• Requirement:
Pick every line with "script" from the material below.

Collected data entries
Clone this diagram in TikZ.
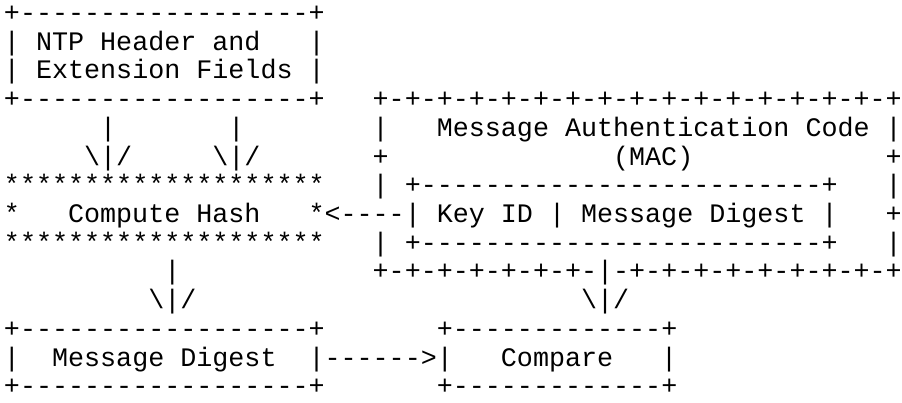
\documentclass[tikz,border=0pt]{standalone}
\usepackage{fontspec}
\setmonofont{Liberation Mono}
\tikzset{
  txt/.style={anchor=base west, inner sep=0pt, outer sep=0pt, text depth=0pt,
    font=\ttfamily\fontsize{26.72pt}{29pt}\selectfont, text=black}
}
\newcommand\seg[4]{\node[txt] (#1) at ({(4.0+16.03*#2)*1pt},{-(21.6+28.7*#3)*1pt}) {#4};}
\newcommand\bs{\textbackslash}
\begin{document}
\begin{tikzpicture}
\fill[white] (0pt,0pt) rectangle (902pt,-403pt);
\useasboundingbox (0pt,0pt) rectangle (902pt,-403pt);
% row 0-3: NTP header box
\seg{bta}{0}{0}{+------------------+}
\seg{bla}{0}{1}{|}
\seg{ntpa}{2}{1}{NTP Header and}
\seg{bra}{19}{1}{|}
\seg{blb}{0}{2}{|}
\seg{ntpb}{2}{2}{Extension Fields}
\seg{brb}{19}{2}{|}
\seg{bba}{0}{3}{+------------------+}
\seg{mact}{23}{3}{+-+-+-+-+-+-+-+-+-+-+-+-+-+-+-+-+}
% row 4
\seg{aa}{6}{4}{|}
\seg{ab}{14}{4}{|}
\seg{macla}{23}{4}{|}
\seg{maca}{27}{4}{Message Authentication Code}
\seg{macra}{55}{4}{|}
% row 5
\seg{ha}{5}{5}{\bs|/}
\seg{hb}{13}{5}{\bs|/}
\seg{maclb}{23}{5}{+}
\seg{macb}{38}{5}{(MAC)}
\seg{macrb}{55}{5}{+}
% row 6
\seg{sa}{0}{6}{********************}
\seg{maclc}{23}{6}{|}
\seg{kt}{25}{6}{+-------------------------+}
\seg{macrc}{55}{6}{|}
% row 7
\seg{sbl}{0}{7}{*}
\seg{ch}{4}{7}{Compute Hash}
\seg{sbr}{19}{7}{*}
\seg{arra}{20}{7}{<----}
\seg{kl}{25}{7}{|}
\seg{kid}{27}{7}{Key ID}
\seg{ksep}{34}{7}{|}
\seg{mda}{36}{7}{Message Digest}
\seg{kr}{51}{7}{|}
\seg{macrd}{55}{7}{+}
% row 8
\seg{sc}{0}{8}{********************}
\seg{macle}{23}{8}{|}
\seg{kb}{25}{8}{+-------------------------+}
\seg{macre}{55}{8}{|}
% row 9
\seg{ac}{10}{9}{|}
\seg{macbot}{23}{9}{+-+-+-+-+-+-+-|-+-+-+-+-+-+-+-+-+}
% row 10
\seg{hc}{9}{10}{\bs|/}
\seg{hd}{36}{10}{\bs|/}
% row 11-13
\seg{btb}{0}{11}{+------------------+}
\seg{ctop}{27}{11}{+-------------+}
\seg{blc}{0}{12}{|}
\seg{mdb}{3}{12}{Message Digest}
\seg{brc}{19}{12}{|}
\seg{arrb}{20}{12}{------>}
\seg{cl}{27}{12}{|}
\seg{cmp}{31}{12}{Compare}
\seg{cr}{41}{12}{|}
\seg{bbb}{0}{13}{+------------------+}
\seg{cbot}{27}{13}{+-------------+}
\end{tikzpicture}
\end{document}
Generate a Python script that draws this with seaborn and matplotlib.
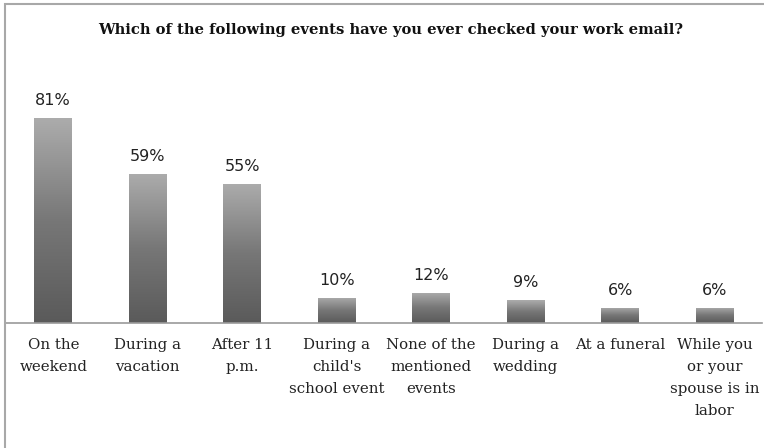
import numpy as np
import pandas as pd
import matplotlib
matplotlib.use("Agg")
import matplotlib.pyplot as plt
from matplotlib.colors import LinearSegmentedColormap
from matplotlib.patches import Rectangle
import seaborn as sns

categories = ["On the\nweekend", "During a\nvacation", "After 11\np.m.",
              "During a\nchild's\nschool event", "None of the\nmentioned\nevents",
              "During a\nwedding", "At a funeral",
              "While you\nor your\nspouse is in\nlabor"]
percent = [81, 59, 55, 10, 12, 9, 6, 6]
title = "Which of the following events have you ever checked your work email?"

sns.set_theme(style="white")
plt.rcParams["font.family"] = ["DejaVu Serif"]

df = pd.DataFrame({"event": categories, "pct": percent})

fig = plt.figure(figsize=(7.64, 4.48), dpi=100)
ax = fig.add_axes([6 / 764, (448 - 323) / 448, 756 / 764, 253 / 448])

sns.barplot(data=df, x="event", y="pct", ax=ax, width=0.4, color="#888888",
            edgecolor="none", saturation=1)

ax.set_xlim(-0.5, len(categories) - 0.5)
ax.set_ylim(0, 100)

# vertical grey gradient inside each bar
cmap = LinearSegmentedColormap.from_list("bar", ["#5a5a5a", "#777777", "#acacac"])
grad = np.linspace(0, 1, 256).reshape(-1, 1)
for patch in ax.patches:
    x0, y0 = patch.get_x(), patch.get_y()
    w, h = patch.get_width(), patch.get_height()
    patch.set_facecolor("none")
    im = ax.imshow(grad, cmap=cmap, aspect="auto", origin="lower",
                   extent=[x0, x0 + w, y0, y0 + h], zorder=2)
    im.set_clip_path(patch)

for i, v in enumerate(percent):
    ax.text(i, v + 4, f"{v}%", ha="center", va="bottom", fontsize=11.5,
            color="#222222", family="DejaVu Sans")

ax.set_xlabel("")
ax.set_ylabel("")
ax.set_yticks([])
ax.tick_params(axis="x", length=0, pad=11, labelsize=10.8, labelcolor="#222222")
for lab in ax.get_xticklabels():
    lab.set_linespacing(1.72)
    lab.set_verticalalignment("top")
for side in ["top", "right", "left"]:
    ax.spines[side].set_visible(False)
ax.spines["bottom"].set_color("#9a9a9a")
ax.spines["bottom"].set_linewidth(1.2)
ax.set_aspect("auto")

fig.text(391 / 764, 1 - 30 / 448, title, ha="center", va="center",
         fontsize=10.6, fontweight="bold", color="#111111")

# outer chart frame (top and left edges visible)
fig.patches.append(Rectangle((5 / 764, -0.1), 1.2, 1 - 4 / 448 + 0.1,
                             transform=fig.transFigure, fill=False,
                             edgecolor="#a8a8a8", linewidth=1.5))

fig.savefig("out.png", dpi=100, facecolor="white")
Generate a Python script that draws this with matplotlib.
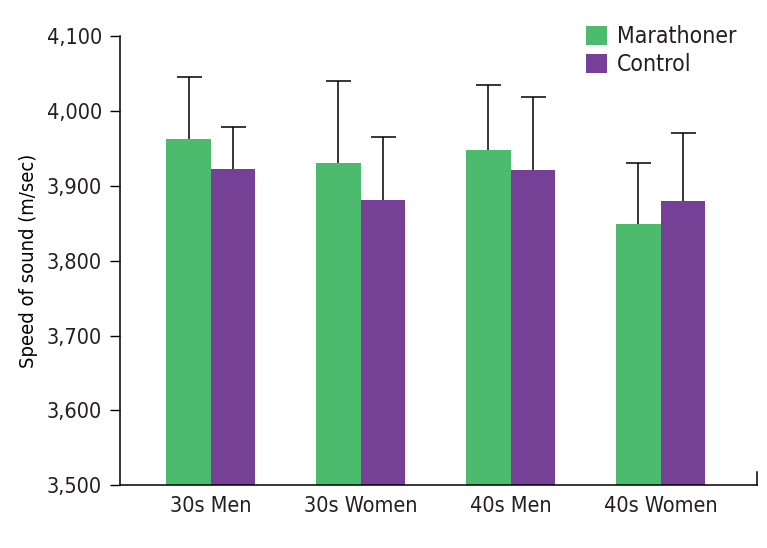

• Response to this exercise:
Generate a Python script that draws this with seaborn and matplotlib.
Generate a Python script that draws this with matplotlib.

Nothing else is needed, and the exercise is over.